Two ways to trust it:

Inline. Drop the line into [admin].authorized:

[admin]
enabled    = true
addr       = "127.0.0.1:9091"
authorized = [
  "ssh-ed25519 AAAAC3NzaC1lZDI1NTE5AAAAIH...wsd alice@laptop",
  "ssh-ed25519 AAAAC3NzaC1lZDI1NTE5AAAAIH...xyz bob@workstation",
]

Then pick it up with:

nanook ctl reload

(Or restart the agent.)

Via a file.
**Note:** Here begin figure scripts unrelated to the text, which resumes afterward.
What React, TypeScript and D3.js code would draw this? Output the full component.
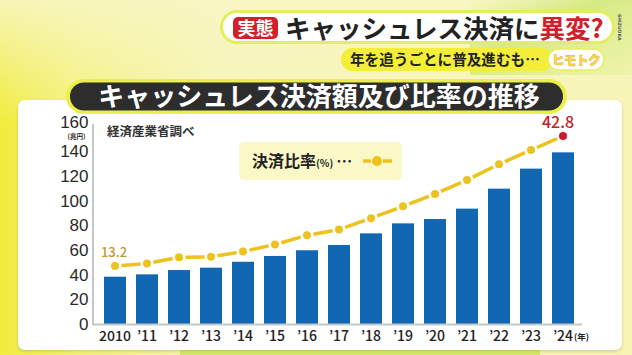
import React from "react";
import * as d3 from "d3";

const years = ["2010","2011","2012","2013","2014","2015","2016","2017","2018","2019","2020","2021","2022","2023","2024"];
const yearLabels = ["2010","’11","’12","’13","’14","’15","’16","’17","’18","’19","’20","’21","’22","’23","’24"];
const amounts = [38.3, 40.2, 43.7, 45.6, 50.4, 55.1, 59.7, 64.0, 73.4, 81.5, 85.0, 93.4, 109.6, 125.8, 139.0];
const ratios = [13.2, 13.8, 15.2, 15.3, 16.5, 18.1, 20.2, 21.5, 24.1, 26.8, 29.6, 32.8, 36.4, 39.6, 42.8];
const yTicks = [0, 20, 40, 60, 80, 100, 120, 140, 160];

const JP = "'Noto Sans CJK JP', 'Noto Sans', sans-serif";
const NUM = "'Liberation Sans', Arial, sans-serif";

export default function App() {
  const W = 632, H = 355;
  const x = d3.scaleBand<string>().domain(years).range([99, 579]).paddingInner(0.3125).paddingOuter(0.15625);
  const y = d3.scaleLinear().domain([0, 160]).range([324, 126.4]);
  const yr = d3.scaleLinear().domain([0, 45]).range([324, 126.4]);
  const cx = (i: number) => (x(years[i]) as number) + x.bandwidth() / 2;

  const dotR = 4;
  const gap = 6.5;
  const segs = ratios.slice(1).map((r, k) => {
    const x1 = cx(k), y1 = yr(ratios[k]);
    const x2 = cx(k + 1), y2 = yr(r);
    const dx = x2 - x1, dy = y2 - y1;
    const len = Math.hypot(dx, dy);
    const ux = dx / len, uy = dy / len;
    return [x1 + ux * gap, y1 + uy * gap, x2 - ux * gap, y2 - uy * gap];
  });

  const last = ratios.length - 1;

  return (
    <svg width={W} height={H} style={{ position: "absolute", left: 0, top: 0, display: "block" }} fontFamily={JP}>
      <defs>
        <linearGradient id="bgL" x1="0" y1="0" x2="1" y2="0">
          <stop offset="0" stopColor="#f1ec3c" />
          <stop offset="0.12" stopColor="#f4f17a" />
          <stop offset="0.35" stopColor="#f7f5b8" />
          <stop offset="1" stopColor="#f7f4b4" />
        </linearGradient>
        <linearGradient id="bgT" x1="0" y1="0" x2="0" y2="1">
          <stop offset="0" stopColor="#f8f6c4" stopOpacity="0.9" />
          <stop offset="0.35" stopColor="#f8f6c4" stopOpacity="0" />
        </linearGradient>
        <linearGradient id="greenTR" x1="0" y1="0" x2="1" y2="1">
          <stop offset="0" stopColor="#d6ea86" stopOpacity="0" />
          <stop offset="0.4" stopColor="#d2e87c" stopOpacity="0.9" />
          <stop offset="1" stopColor="#e8f2a0" stopOpacity="0.6" />
        </linearGradient>
        <filter id="sh" x="-5%" y="-5%" width="110%" height="115%">
          <feDropShadow dx="0" dy="1.5" stdDeviation="1.5" floodColor="#8a8a40" floodOpacity="0.35" />
        </filter>
      </defs>

      {/* background */}
      <rect x={0} y={0} width={W} height={H} fill="url(#bgL)" />
      <rect x={0} y={0} width={W} height={H} fill="url(#bgT)" />
      <rect x={470} y={0} width={162} height={75} fill="url(#greenTR)" />
      <rect x={180} y={348} width={360} height={7} fill="#d6e86a" />

      {/* header */}
      <rect x={220} y={10} width={395} height={34} rx={17} fill="#e2ee5c" />
      <rect x={223} y={13} width={389} height={28} rx={14} fill="#ffffff" />
      <rect x={233} y={17} width={45} height={22} rx={5} fill="#d0202a" />
      <text x={255.5} y={34.5} textAnchor="middle" fontSize={18} fontWeight={700} fill="#ffffff">実態</text>
      <text x={285} y={37.5} fontSize={25.5} fontWeight={700} fill="#222222">
        キャッシュレス決済に<tspan fill="#d0202a">異変?</tspan>
      </text>
      <text transform="translate(618,14) rotate(90)" fontSize={4.5} fontWeight={700} fill="#555" fontFamily="'DejaVu Sans', sans-serif">SHIZUOKA</text>

      <rect x={341} y={48} width={212} height={23} rx={11.5} fill="#f2ee3a" />
      <text x={350} y={65} fontSize={14.6} fontWeight={700} fill="#222222">年を追うごとに普及進むも…</text>
      <rect x={548} y={49} width={56} height={21} rx={10.5} fill="#ffffff" stroke="#e8ee60" strokeWidth={1.5} />
      <text x={576} y={64.5} textAnchor="middle" fontSize={12.5} fontWeight={900} fill="#f6e04a" stroke="#eaa83a" strokeWidth={0.5} letterSpacing={-0.5}>ヒモトク</text>

      {/* panel */}
      <rect x={18} y={100} width={604} height={250} rx={7} fill="#ffffff" filter="url(#sh)" />

      {/* title banner */}
      <rect x={66} y={79} width={501} height={35} rx={17.5} fill="#eaf048" />
      <rect x={70} y={82.5} width={493} height={28} rx={14} fill="#2d2d2d" />
      <text x={319} y={105.5} textAnchor="middle" fontSize={26} fontWeight={700} fill="#ffffff">キャッシュレス決済額及び比率の推移</text>

      {/* y axis labels */}
      {yTicks.map((t) => (
        <text key={t} x={88.5} y={t === 160 ? 128 : y(t) + 6} textAnchor="end" fontSize={17} fontFamily={NUM} fill="#2a2a2a">{t}</text>
      ))}
      <text x={76.5} y={139.2} textAnchor="middle" fontSize={6.5} fontWeight={700} fill="#2a2a2a">(兆円)</text>
      <text x={107} y={136} fontSize={12.5} fontWeight={700} fill="#333333">経済産業省調べ</text>

      {/* bars */}
      {amounts.map((v, i) => (
        <rect key={years[i]} x={x(years[i])} y={y(v)} width={x.bandwidth()} height={y(0) - y(v)} fill="#1167b1" />
      ))}

      {/* axes */}
      <line x1={93} x2={93} y1={124} y2={325} stroke="#c4c8cc" strokeWidth={2} />
      <line x1={92} x2={582} y1={324.5} y2={324.5} stroke="#c4c8cc" strokeWidth={2} />

      {/* x labels */}
      {yearLabels.map((l, i) => (
        <text key={l} x={cx(i)} y={341} textAnchor="middle" fontSize={14} fontWeight={500} fill="#222222">{l}</text>
      ))}
      <text x={574} y={340} fontSize={8.5} fontWeight={700} fill="#222222">(年)</text>

      {/* legend */}
      <rect x={239} y={142} width={163} height={38} rx={5} fill="#fbf8c8" />
      <text x={252} y={167} fontSize={16} fontWeight={700} fill="#222222">決済比率<tspan fontSize={10}>(%)</tspan><tspan dx={3}>…</tspan></text>
      <line x1={363} x2={371} y1={161} y2={161} stroke="#eec21e" strokeWidth={3.5} />
      <line x1={383} x2={392} y1={161} y2={161} stroke="#eec21e" strokeWidth={3.5} />
      <circle cx={377} cy={161} r={5} fill="#eec21e" />

      {/* ratio line */}
      {segs.map((s, k) => (
        <line key={k} x1={s[0]} y1={s[1]} x2={s[2]} y2={s[3]} stroke="#eec21e" strokeWidth={3.5} />
      ))}
      {ratios.map((r, i) => (
        <circle key={i} cx={cx(i)} cy={yr(r)} r={dotR} fill={i === last ? "#d0182a" : "#eec21e"} />
      ))}
      <text x={cx(0) - 1} y={257} textAnchor="middle" fontSize={13} fontWeight={500} fill="#c09a30">{ratios[0].toFixed(1)}</text>
      <text x={cx(last) - 5} y={128} textAnchor="middle" fontSize={16} fontWeight={500} fill="#c8202a">{ratios[last].toFixed(1)}</text>
    </svg>
  );
}
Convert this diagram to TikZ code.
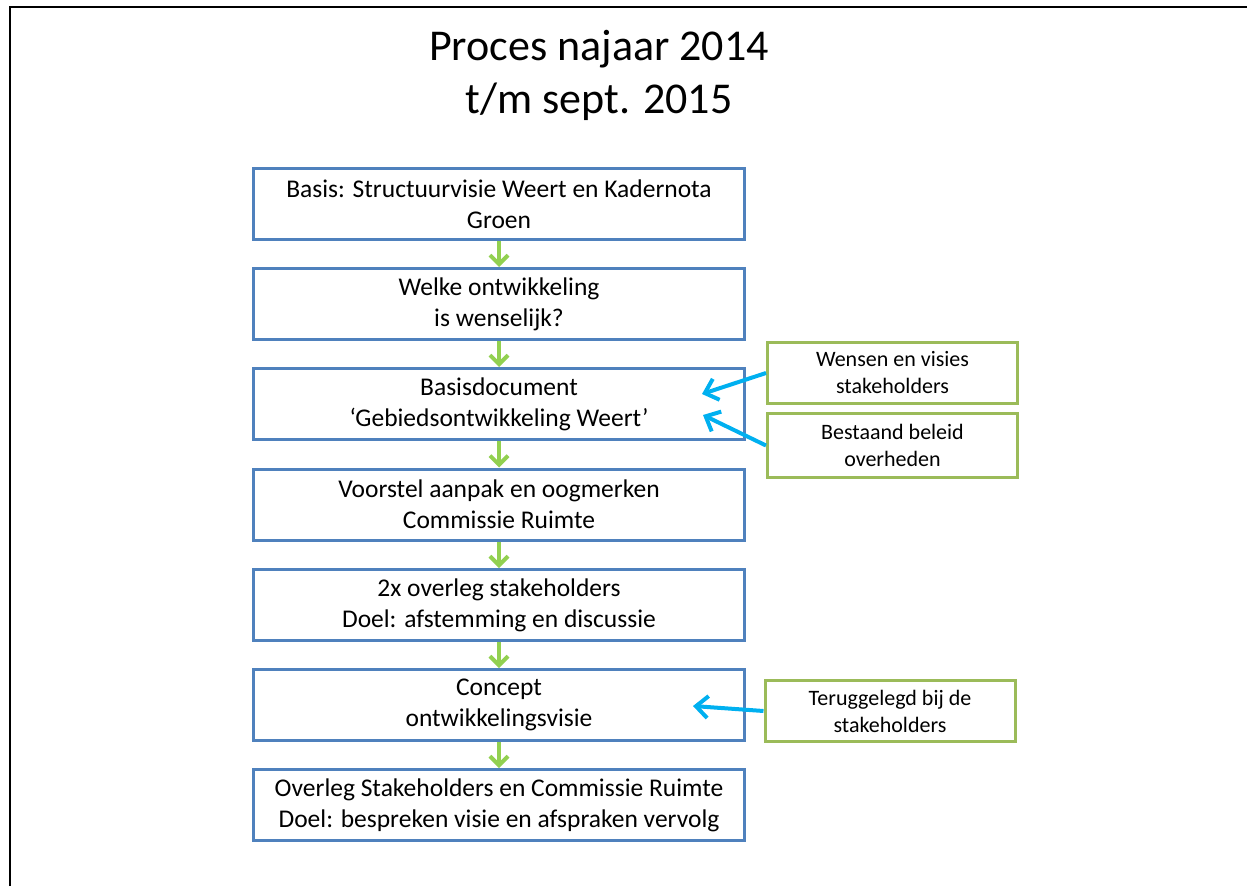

Append to an SSH-style authorized_keys:

cat alice.pub >> /etc/nanook/authorized_keys
chmod 600 /etc/nanook/authorized_keys
[admin]
enabled         = true
addr            = "127.0.0.1:9091"
authorized_keys = "/etc/nanook/authorized_keys"

Mode must have no group/world write bits set (e.g. 0600, 0640, 0644). nanook refuses to load a writable allowlist.

Inline and file entries can be mixed: they merge into one set, deduped by fingerprint.

Disabling auth

For a homelab agent on loopback:

[admin]
enabled = true
addr    = "127.0.0.1:9091"
auth    = "none"

Auth rejection codes

When auth rejects a request, the response carries a stable code:

CodeHTTPCause
missing_auth401One of the four x-nanook-* headers is absent.
clock_skew401Client and server clocks differ by more than 60s.
replay401The same nonce was reused inside the skew window.
bad_signature401Signature didn't match the canonical pre-image. The body, path, or method changed in flight.
unauthorized403Signature was valid, but the public key isn't on the allowlist.
bad_auth400Malformed header (bad base64, wrong length, unsupported algo, etc.).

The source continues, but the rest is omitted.